Uber owns no fleet, and Airbnb owns no real estate. These and other companies have grown very quickly, with relatively little investment, by establishing thin customer-interface layers above complex systems of goods or services owned by third parties. Point is to keep think semantic layer for faster data access and reduce complexity of Infrastructure harnessing next gen connected data. This is made possible through data minimization, a key concept in the digital transformation world.
By minimizing data, through reducing data redundancy, especially at the data-access layer, businesses are able to rapidly gain value. It enables them not only to seamlessly migrate from legacy OLTP and OLAP platforms, but also to do so incrementally, while organizations evolve into their desired, optimal architecture, while all the while still enabling access at the thin data-access layer, and also accelerating that access.
Steven Hall once famously said- “Every single cell in the human body replaces itself over a period of seven years. That means there’s not even the smallest part of you now that was part of you seven years ago.”
This is equally true with Digital transformation/technology roadmap, the scale in which technology is rapidly changing and evolving is gobsmacking. Digital efficiency needs technology Layer to enable de-coupling presentation/consumption Layer from underlying technology complexity and data changes.
The Data Virtualization Factor
This type of data minimization, in turn, is made possible through data virtualization, working in tandem with cloud-based data-sharing technologies such as Snowflake, AWS Redshift, and various data-as-a-service (DaaS) offerings. Such a solution would not replace an existing data warehouse, data lake, data mesh, or Databricks Delta Lake; rather, such a solution would be an extension to these implementations, augmenting their capabilities for self-serve, Logical Data Fabric.
Data virtualization enables real-time data access without replication. As the name implies, data virtualization is a virtual approach to data management, which logically enables data consumers or applications to retrieve and manipulate data without needing to know the technical details about where and how the data is formatted and stored. In fact, it provides consumers or applications with a single view over the entire enterprise data infrastructure.
Data virtualization establishes a logical data layer that seamlessly integrates all the data stored across the various sources, centrally managing it for security and data governance, and delivering it to business users in a format that they can easily consume. While performing all of these functions, the data virtualization layer pushes down the query workloads to the underlying systems, but it can also cache them for re-use.
Typical Data Virtualization Features:
- Support for a wide variety of systems, such as RDBMS, MPP, NoSQL, Excel files, Web services, SaaS APIs, and queues.
- Advanced query optimizers with support for push-down aggregation and query rewriting, complex, big data volumes, and massively parallel processing (MPP)

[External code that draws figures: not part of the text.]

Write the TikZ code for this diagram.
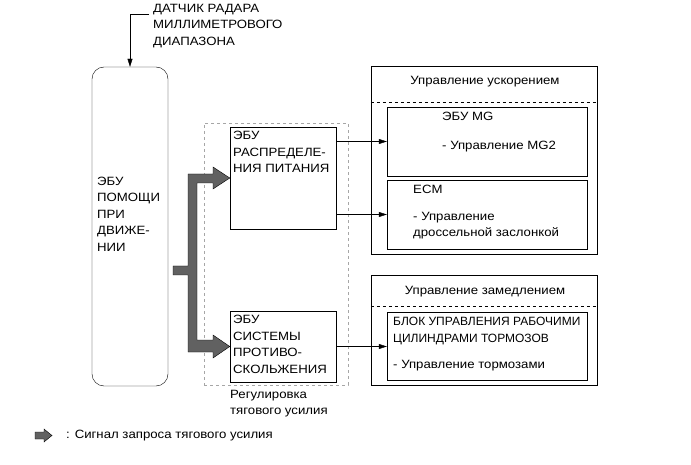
\documentclass[tikz,border=0pt]{standalone}
\usepackage{fontspec}
\setmainfont[FakeStretch=1.1]{Liberation Sans}
\newfontfamily\narrowfont{Liberation Sans}
\usetikzlibrary{arrows.meta}

\tikzset{
  box/.style={draw, thin, inner sep=0pt},
  txt/.style={inner sep=0pt, align=left, font=\fontsize{12}{16.5}\selectfont},
  arr/.style={-{Triangle[length=8pt,width=5pt]}, thin},
  fatarrow/.style={draw=black, thin, fill=black!62}
}

\begin{document}
\begin{tikzpicture}[x=1pt,y=-1pt]
\useasboundingbox (0,0) rectangle (691,465);

% Main ECU
\node[box, rounded corners=12pt, minimum width=76pt, minimum height=319pt] (assist) at (130,226.5) {};
\node[txt, anchor=west] (assisttxt) at (97,214) {ЭБУ\\ПОМОЩИ\\ПРИ\\ДВИЖЕ-\\НИИ};

% Radar sensor
\coordinate (sens) at (149,14);
\node[txt, anchor=west] (senstxt) at (153,26) {ДАТЧИК РАДАРА\\МИЛЛИМЕТРОВОГО\\ДИАПАЗОНА};
\draw[arr] (sens) -| (assist.north);

% Traction control group
\node[box, dashed, draw=gray!70, minimum width=144pt, minimum height=262pt] (trc) at (276,254) {};
\node[txt, anchor=north west] (trctxt) at (230,390) {Регулировка\\тягового усилия};

\node[box, minimum width=106pt, minimum height=102pt] (pwr) at (283,178) {};
\node[txt, anchor=north west] (pwrtxt) at (233,131) {ЭБУ\\РАСПРЕДЕЛЕ-\\НИЯ ПИТАНИЯ};

\node[box, minimum width=106pt, minimum height=71pt] (abs) at (283,346.5) {};
\node[txt, anchor=north west] (abstxt) at (233,315) {ЭБУ\\СИСТЕМЫ\\ПРОТИВО-\\СКОЛЬЖЕНИЯ};

% Acceleration control
\node[box, minimum width=226pt, minimum height=188pt] (accel) at (484,160) {};
\node[txt] (acceltxt) at (485,82) {Управление ускорением};
\draw[dashed] (accel.west |- 0,102) -- (accel.east |- 0,102);

\node[box, minimum width=200pt, minimum height=69pt] (mg) at (487,141.5) {};
\node[txt, anchor=north west] (mgtxt) at (442,112) {ЭБУ MG\\[12pt]- Управление MG2};

\node[box, minimum width=200pt, minimum height=69pt] (ecm) at (487,214.5) {};
\node[txt, anchor=north west] (ecmtxt) at (413,185) {ECM\\[10pt]- Управление\\дроссельной заслонкой};

% Deceleration control
\node[box, minimum width=226pt, minimum height=110pt] (decel) at (484,330) {};
\node[txt] (deceltxt) at (485,292) {Управление замедлением};
\draw[dashed] (decel.west |- 0,306) -- (decel.east |- 0,306);

\node[box, minimum width=200pt, minimum height=68pt] (brk) at (487,346) {};
\node[txt, anchor=north west] (brktxt) at (393,317) {{\narrowfont БЛОК УПРАВЛЕНИЯ РАБОЧИМИ}\\{\narrowfont ЦИЛИНДРАМИ ТОРМОЗОВ}\\[10pt]- Управление тормозами};

% Signal arrows
\draw[arr] (mg.west -| pwr.east) -- (mg.west);
\draw[arr] (ecm.west -| pwr.east) -- (ecm.west);
\draw[arr] (abs.east) -- (abs.east -| brk.west);

% Traction request arrow
\draw[fatarrow] (173,266) -- (188,266) -- (188,174) -- (213,174) -- (213,167)
  -- (pwr.west |- 0,178) -- (213,189) -- (213,183) -- (197,183) -- (197,340) -- (213,340)
  -- (213,335) -- (abs.west) -- (213,358) -- (213,352) -- (188,352) -- (188,275)
  -- (173,275) -- cycle;

% Legend
\draw[fatarrow] (35,432) -- (44,432) -- (44,429) -- (52,435.5) -- (44,442) -- (44,439) -- (35,439) -- cycle;
\node[txt, anchor=west] (legtxt) at (66,435.5) {: Сигнал запроса тягового усилия};

\end{tikzpicture}
\end{document}
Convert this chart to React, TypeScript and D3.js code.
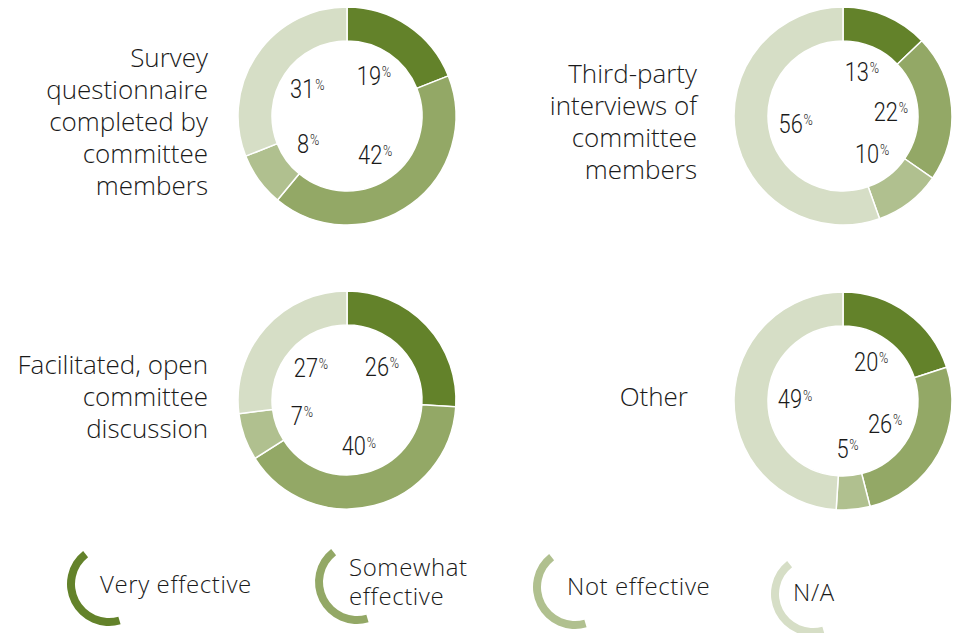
import React from "react";
import * as d3 from "d3";

const categories = ["Very effective", "Somewhat effective", "Not effective", "N/A"];
const colors = ["#63822a", "#93a866", "#b0c08f", "#d6dec6"];

const methodLabels = [
  ["Survey", "questionnaire", "completed by", "committee", "members"],
  ["Third-party", "interviews of", "committee", "members"],
  ["Facilitated, open", "committee", "discussion"],
  ["Other"],
];
const surveyValues = [19, 42, 8, 31];
const thirdPartyValues = [13, 22, 10, 56];
const facilitatedValues = [26, 40, 7, 27];
const otherValues = [20, 26, 5, 49];
const seriesValues = [surveyValues, thirdPartyValues, facilitatedValues, otherValues];

const legendLines = [["Very effective"], ["Somewhat", "effective"], ["Not effective"], ["N/A"]];

// layout
const panelLayout = [
  { cx: 347, cy: 116, lx: 208, ly: 122 },
  { cx: 843, cy: 116, lx: 697, ly: 122 },
  { cx: 347, cy: 400, lx: 208, ly: 397 },
  { cx: 843, cy: 401, lx: 688, ly: 397 },
];
const legendLayout = [
  { ax: 109, ay: 584, tx: 100, ty: 585 },
  { ax: 357, ay: 582, tx: 349, ty: 582 },
  { ax: 575, ay: 587, tx: 567, ty: 587 },
  { ax: 813, ay: 594, tx: 793, ty: 593 },
];

const OUTER = 109;
const INNER = 75;
const LABEL_R = 48;
const FONT = "'Open Sans', 'Noto Sans', sans-serif";
const NUM_FONT = "Roboto, 'Liberation Sans', sans-serif";

export default function App() {
  const pie = d3
    .pie<number>()
    .sort(null)
    .value((d) => d)
    .startAngle(0)
    .endAngle(2 * Math.PI);
  const arc = d3.arc<d3.PieArcDatum<number>>().innerRadius(INNER).outerRadius(OUTER);
  const labelArc = d3.arc<d3.PieArcDatum<number>>().innerRadius(LABEL_R).outerRadius(LABEL_R);
  const legendArc = d3
    .arc()
    .innerRadius(34)
    .outerRadius(42)
    .startAngle((164 * Math.PI) / 180)
    .endAngle((322 * Math.PI) / 180);

  return (
    <svg
      width={956}
      height={633}
      style={{ position: "absolute", left: 0, top: 0, background: "#fff" }}
    >
      {seriesValues.map((vals, i) => {
        const p = panelLayout[i];
        const arcs = pie(vals);
        const lines = methodLabels[i];
        const lh = 32;
        const y0 = p.ly - ((lines.length - 1) * lh) / 2;
        return (
          <g key={i}>
            <g transform={`translate(${p.cx},${p.cy})`}>
              {arcs.map((a, j) => (
                <path
                  key={j}
                  d={arc(a) || ""}
                  fill={colors[j]}
                  stroke="#fff"
                  strokeWidth={1.5}
                />
              ))}
              {arcs.map((a, j) => {
                const [x, y] = labelArc.centroid(a);
                return (
                  <text
                    key={"l" + j}
                    transform={`translate(${x},${y + 9}) scale(0.84,1)`}
                    textAnchor="middle"
                    fontFamily={NUM_FONT}
                    fontWeight={300}
                    fill="#1a1a1a"
                  >
                    <tspan fontSize={26}>{vals[j]}</tspan>
                    <tspan fontSize={15} dy={-8} dx={1}>%</tspan>
                  </text>
                );
              })}
            </g>
            <text
              textAnchor="end"
              fontFamily={FONT}
              fontWeight={300}
              fontSize={26}
              fill="#1a1a1a"
            >
              {lines.map((ln, k) => (
                <tspan key={k} x={p.lx} y={y0 + k * lh} dy="0.35em">
                  {ln}
                </tspan>
              ))}
            </text>
          </g>
        );
      })}
      {categories.map((c, i) => {
        const l = legendLayout[i];
        const lines = legendLines[i];
        const lh = 29;
        const y0 = l.ty - ((lines.length - 1) * lh) / 2;
        return (
          <g key={c}>
            <path
              transform={`translate(${l.ax},${l.ay})`}
              d={(legendArc as any)() || ""}
              fill={colors[i]}
            />
            <text
              fontFamily={FONT}
              fontWeight={300}
              fontSize={24}
              letterSpacing={0.6}
              fill="#1a1a1a"
            >
              {lines.map((ln, k) => (
                <tspan key={k} x={l.tx} y={y0 + k * lh} dy="0.35em">
                  {ln}
                </tspan>
              ))}
            </text>
          </g>
        );
      })}
    </svg>
  );
}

- Kerberos, row-and-column-level security, masking, role-based access
- Full and partial mode caching
- Support for JDBC, ODBC and REST web service interfaces
- Data catalogs that offer google-like search capabilities
- The ability to run stand-alone
- Multiple deployment patterns
12 Tips and Tricks for Implementing Data Virtualization
In my own experience with data virtualization, I’ve learned many ways to gain the maximum benefit from this important technology. Here are 12 of the most important tips and tricks to keep in mind when performing your own data virtualization implementation:
- Establish a single unified data-access point for all data: structured, unstructured, data that is spread across the file system, and data from SQL/No-SQL databases. Build a bridge between big data sources and relational database sources.
- Unify data security -Enable federated/heterogeneous joins of data residing in disparate locations/sources
- Encourage the agility of the development team by focusing on incremental value with quick access to data.
- Decouple applications and analytics from physical data structures, enabling data infrastructure changes while minimizing impact to users.
- Accelerate data Delivery without the need of duplicate data physically and leverage data discovery
- Enable and accelerate system integration testing and user acceptance testing for migration projects
- Compare and reconcile data through the common semantic layer for hybrid cloud configurations
- Combine data-lake data with operational data to enable pseudo-real-time data feeds.
- Reduce data replication to enable data minimization and retain control over the entire data lifecycle.
- Re-deploy personnel from performing operational controls over data integration and monitoring extract, transform, and load (ETL) processes improving digital efficiency.
- Increase Flexibility and self service allowing multiple consumption patterns once data has been provisioned
- Awareness and discovery of data through Data Catalog.
Getting Started
Before you begin, seek to understand all of the possible considerations relating to data sources, consumption use case, Non-functional requirement, data consumption, necessary transformations, and implementation. Plan out how the data virtualization solution will fit in with the existing environment, and how it will add value in the Nirvana environment. After taking these steps, stakeholders will be surprised at just how rapidly their organizations will begin to gain business value from data virtualization.